Refer examples/pocl-android-sample/ for hello-world android app that uses pocl. This app uses a third-party stub OpenCL library that does dlopen/dlsym on its behalf
Vecmathlib¶
Vecmathlib (aka VML) https://bitbucket.org/eschnett/vecmathlib/wiki/Home provides optimized implementations for math builtins such as sqrt, sin, cos, etc. These are highly recommended as they can be inlined to the call site and lead to better optimized kernels. A copy of Vecmathlib is distributed with pocl for convenience in the directory lib/kernel/vecmathlib.
To use VML, you need to have a functional clang++ installed. Currently, VML is enabled only for x86_64.
Tuning pocl behavior¶
The behavior of pocl can be controlled with multiple environment variables listed below.
- POCL_BUILDING
If set, the pocl helper scripts, kernel library and headers are searched first from the pocl build directory.
- POCL_CACHE_DIR
If this is set to an existing directory, pocl uses it as the cache directory for all compilation results. This allows reusing compilation results between pocl invocations. If this env is not set, then the default cache directory will be used
- POCL_DEBUG
Enables debug messages to stderr. This will be mostly messages from error condition checks in OpenCL API calls. Useful to e.g. distinguish between various reasons a call can return CL_INVALID_VALUE. If clock_gettime is available, messages will include a timestamp.
- POCL_DEVICES and POCL_x_PARAMETERS
POCL_DEVICES is a space separated list of the device instances to be enabled. This environment variable is used for the following devices:
- basic A minimalistic example device driver for executing
kernels on the host CPU. No multithreading.
- pthread Native kernel execution on the host CPU with
threaded execution of work groups using pthreads.
- ttasim Device that simulates a TTA device using the
TCE’s ttasim library. Enabled only if TCE libraries installed.

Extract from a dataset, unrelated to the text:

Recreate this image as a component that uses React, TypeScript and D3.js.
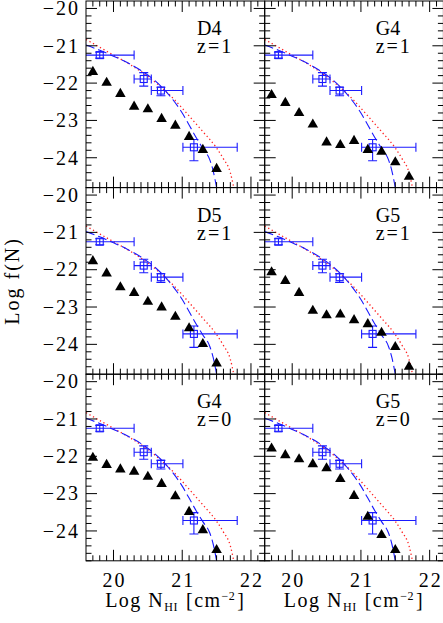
import * as d3 from "d3";

// simulated f(N) points, one array per panel (log N_HI steps of 0.2 from 19.7)
const triX = [19.7, 19.9, 20.1, 20.3, 20.5, 20.7, 20.9, 21.1, 21.3, 21.5, 21.7];
const d4z1 = [-21.7, -21.99, -22.29, -22.63, -22.7, -22.96, -23.14, -23.44, -23.79, -24.3];
const g4z1 = [-22.32, -22.53, -22.8, -23.11, -23.59, -23.66, -23.55, -23.79, -23.84, -24.12, -24.51];
const d5z1 = [-21.77, -22.1, -22.47, -22.62, -22.86, -23.01, -23.26, -23.57, -23.99, -24.51];
const g5z1 = [-22.07, -22.3, -22.62, -23.1, -23.22, -23.2, -23.35, -23.46, -23.69, -24.07, -24.6];
const g4z0 = [-22.04, -22.23, -22.35, -22.41, -22.55, -22.74, -23.07, -23.49, -23.98, -24.51];
const g5z0 = [-21.79, -21.97, -22.08, -22.21, -22.32, -22.61, -23.06, -23.62, -24.11, -24.51];

const panelNames = ["D4", "G4", "D5", "G5", "G4", "G5"];
const panelZ = ["1", "1", "1", "1", "0", "0"];
const panelTri = [d4z1, g4z1, d5z1, g5z1, g4z0, g5z0];

// observed points with error bars
const obsX = [19.8, 20.44, 20.69, 21.17];
const obsY = [-21.25, -21.89, -22.2, -23.72];
const obsXLo = [19.3, 20.3, 20.55, 21.01];
const obsXHi = [20.3, 20.55, 21.01, 21.8];
const obsYLo = [-21.33, -22.08, -22.34, -24.08];
const obsYHi = [-21.17, -21.72, -22.11, -23.51];

// fitted curves
const dashX = [19.6, 19.8, 20.0, 20.2, 20.4, 20.6, 20.8, 21.0, 21.1, 21.2, 21.3, 21.4, 21.45, 21.5];
const dashY = [-20.98, -21.12, -21.28, -21.45, -21.66, -21.93, -22.3, -22.8, -23.12, -23.45, -23.75, -24.05, -24.35, -24.8];
const dotX = [19.6, 19.8, 20.0, 20.3, 20.5, 20.7, 20.9, 21.1, 21.3, 21.5, 21.6, 21.7, 21.75];
const dotY = [-20.83, -21.04, -21.25, -21.57, -21.82, -22.12, -22.47, -22.88, -23.3, -23.74, -24.03, -24.4, -24.8];

const xMajor = [20, 21, 22];
const yMajor = [-20, -21, -22, -23, -24];

const W = 443;
const H = 623;
const PW = 178.7;
const PH = 186.6;
const X0 = 86;
const Y0 = 1;
const BLUE = "#1a1aff";
const FONT = "'Liberation Serif', serif";
const FS = 20;
const minus = (v: number) => (v < 0 ? "\u2212" + Math.abs(v) : String(v));

function Panel({ idx }: { idx: number }) {
  const col = idx % 2;
  const row = Math.floor(idx / 2);
  const x = d3.scaleLinear().domain([19.6, 22.2]).range([0, PW]);
  const y = d3.scaleLinear().domain([-24.8, -19.8]).range([PH, 0]);

  const line = d3
    .line<[number, number]>()
    .x((d) => x(d[0]))
    .y((d) => y(d[1]))
    .curve(d3.curveMonotoneX);

  const dashPts = dashX.map((v, i) => [v, dashY[i]] as [number, number]);
  const dotPts = dotX.map((v, i) => [v, dotY[i]] as [number, number]);
  const tri = panelTri[idx];
  const triPath = d3.symbol(d3.symbolTriangle, 48)() || "";

  const xMinor = d3.range(197, 222).map((v) => v / 10).filter((v) => Math.abs(v - Math.round(v)) > 0.01);
  const yMinor = d3.range(-124, -100, 1).map((v) => v / 5).filter((v) => Math.abs(v - Math.round(v)) > 0.01);
  const clipId = `clip-${idx}`;
  const cap = 4.5;

  return (
    <g transform={`translate(${X0 + col * PW},${Y0 + row * PH})`}>
      <defs>
        <clipPath id={clipId}>
          <rect x={0} y={0} width={PW} height={PH} />
        </clipPath>
      </defs>
      <g clipPath={`url(#${clipId})`}>
        <path d={line(dotPts) || ""} fill="none" stroke="#ff2020" strokeWidth={1.3} strokeDasharray="1.3,2.7" />
        <path d={line(dashPts) || ""} fill="none" stroke={BLUE} strokeWidth={1.1} strokeDasharray="9,4" />
        {obsX.map((v, i) => (
          <g key={i} stroke={BLUE} strokeWidth={1.1} fill="none">
            <line x1={x(obsXLo[i])} x2={x(obsXHi[i])} y1={y(obsY[i])} y2={y(obsY[i])} />
            <line x1={x(obsXLo[i])} x2={x(obsXLo[i])} y1={y(obsY[i]) - cap} y2={y(obsY[i]) + cap} />
            <line x1={x(obsXHi[i])} x2={x(obsXHi[i])} y1={y(obsY[i]) - cap} y2={y(obsY[i]) + cap} />
            <line x1={x(v)} x2={x(v)} y1={y(obsYLo[i])} y2={y(obsYHi[i])} />
            <line x1={x(v) - cap} x2={x(v) + cap} y1={y(obsYLo[i])} y2={y(obsYLo[i])} />
            <line x1={x(v) - cap} x2={x(v) + cap} y1={y(obsYHi[i])} y2={y(obsYHi[i])} />
            <rect x={x(v) - 3.5} y={y(obsY[i]) - 3.5} width={7} height={7} />
          </g>
        ))}
      </g>
      {tri.map((v, i) => (
        <path key={i} d={triPath} transform={`translate(${x(triX[i])},${y(v)})`} fill="#000" />
      ))}

      {/* frame and inward ticks */}
      <rect x={0} y={0} width={PW} height={PH} fill="none" stroke="#000" strokeWidth={1} />
      <g stroke="#000" strokeWidth={1}>
        {xMajor.map((v) => (
          <g key={`xM${v}`}>
            <line x1={x(v)} x2={x(v)} y1={PH} y2={PH - 11} />
            <line x1={x(v)} x2={x(v)} y1={0} y2={11} />
          </g>
        ))}
        {xMinor.map((v) => (
          <g key={`xm${v}`}>
            <line x1={x(v)} x2={x(v)} y1={PH} y2={PH - 5.5} />
            <line x1={x(v)} x2={x(v)} y1={0} y2={5.5} />
          </g>
        ))}
        {yMajor.map((v) => (
          <g key={`yM${v}`}>
            <line x1={0} x2={11} y1={y(v)} y2={y(v)} />
            <line x1={PW} x2={PW - 11} y1={y(v)} y2={y(v)} />
          </g>
        ))}
        {yMinor.map((v) => (
          <g key={`ym${v}`}>
            <line x1={0} x2={5.5} y1={y(v)} y2={y(v)} />
            <line x1={PW} x2={PW - 5.5} y1={y(v)} y2={y(v)} />
          </g>
        ))}
      </g>

      <text x={111} y={34} fontSize={FS} fontFamily={FONT}>
        {panelNames[idx]}
      </text>
      <text x={111} y={52} fontSize={FS} fontFamily={FONT} letterSpacing={2}>
        {`z=${panelZ[idx]}`}
      </text>

      {col === 0 &&
        yMajor.map((v) => (
          <text key={v} x={-6} y={y(v)} dy="0.34em" textAnchor="end" fontSize={FS} fontFamily={FONT} letterSpacing={2}>
            {minus(v)}
          </text>
        ))}
      {row === 2 && (
        <g fontSize={FS} fontFamily={FONT}>
          {xMajor.map((v) => (
            <text key={v} x={x(v) + 1} y={PH + 26.5} textAnchor="middle" letterSpacing={2}>
              {v}
            </text>
          ))}
          <text x={PW / 2} y={PH + 46.5} textAnchor="middle" letterSpacing={1.5}>
            Log N
            <tspan fontSize={12} dy={4} letterSpacing={0.5}>HI</tspan>
            <tspan dx={8} dy={-4}>[cm</tspan>
            <tspan fontSize={12} dy={-7} letterSpacing={0.5}>{"\u22122"}</tspan>
            <tspan dy={7} dx={2}>]</tspan>
          </text>
        </g>
      )}
    </g>
  );
}

export default function App() {
  return (
    <div style={{ position: "absolute", left: 0, top: 0 }}>
      <svg width={W} height={H} style={{ display: "block", background: "#fff" }}>
        {panelNames.map((_, i) => (
          <Panel key={i} idx={i} />
        ))}
        <text
          transform={`translate(19,${Y0 + 1.5 * PH}) rotate(-90)`}
          textAnchor="middle"
          fontSize={FS}
          fontFamily={FONT}
          letterSpacing={2}
        >
          Log f(N)
        </text>
      </svg>
    </div>
  );
}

If POCL_DEVICES is not set, one pthread device will be used. To specify parameters for drivers, the POCL_<drivername><instance>_PARAMETERS environment variable can be specified (where drivername is in uppercase). Example:
export POCL_DEVICES=”pthread ttasim ttasim” export POCL_TTASIM0_PARAMETERS=”/path/to/my/machine0.adf” export POCL_TTASIM1_PARAMETERS=”/path/to/my/machine1.adf”Creates three devices, one CPU device with pthread multithreading and two TTA device simulated with the ttasim. The ttasim devices gets a path to the architecture description file of the tta to simulate as a parameter. POCL_TTASIM0_PARAMETERS will be passed to the first ttasim driver instantiated and POCL_TTASIM1_PARAMETERS to the second one.
- POCL_IMPLICIT_FINISH
Add an implicit call to clFinish afer every clEnqueue* call. Useful mostly for pocl internal development, and is enabled only if pocl is configured with ‘–enable-debug’.
- POCL_KERNEL_CACHE
If this is set to 0 at runtime, kernel-cache will be forcefully disabled even if its enabled in configure step
- POCL_KERNEL_CACHE_IGNORE_INCLUDES
By default, the kernel compiler cache does not cache kernels that have #include clauses. Setting this to 1 changes this so that the includes are ignored and not scanned for changes. Use this to improve the kernel compiler hit ratio in case you know that the included files are not modified across runs.
- POCL_KERNEL_COMPILER_OPT_SWITCH
Override the default “-O3” that is passed to the LLVM opt as a final optimization switch.
- POCL_LEAVE_KERNEL_COMPILER_TEMP_FILES
If this is set to 1, the kernel compiler cache/temporary directory that contains all the intermediate compiler files are left as it is. This will be handy for debugging
- POCL_MAX_PTHREAD_COUNT
The maximum number of threads created for work group execution in the pthread device driver. The default is to determine this from the number of hardware threads available in the CPU.
- POCL_MAX_WORK_GROUP_SIZE
Forces the maximum WG size returned by the device or kernel work group queries to be at most this number.
- POCL_VECTORIZER_REMARKS
When set to 1, prints out remarks produced by the loop vectorizer of LLVM during kernel compilation.
- POCL_VERBOSE
If set to 1, output the LLVM commands as they are executed to compile and run kernels.
- POCL_WORK_GROUP_METHOD
The kernel compiler method to produce the work group functions from multiple work items. Legal values:
- auto – Choose the best available method depending on the
- kernel and the work group size. Use POCL_FULL_REPLICATION_THRESHOLD=N to set the maximum local size for a work group to be replicated fully with ‘repl’. Otherwise, ‘loops’ is used.
- loops – Create for-loops that execute the work items
(under stabilization). The drawback is the need to save the thread contexts in arrays.
The loops will be unrolled a certain number of times of which maximum can be controlled with POCL_WILOOPS_MAX_UNROLL_COUNT=N environment variable (default is to not perform unrolling).
- loopvec – Create work-item for-loops (see ‘loops’) and execute
- the LLVM LoopVectorizer. The loops are not unrolled but the unrolling decision is left to the generic LLVM passes (the default).
- repl – Replicate and chain all work items. This results
- in more easily scalarizable private variables, thus might avoid storing work-item context to memory. However, the code bloat is increased with larger WG sizes.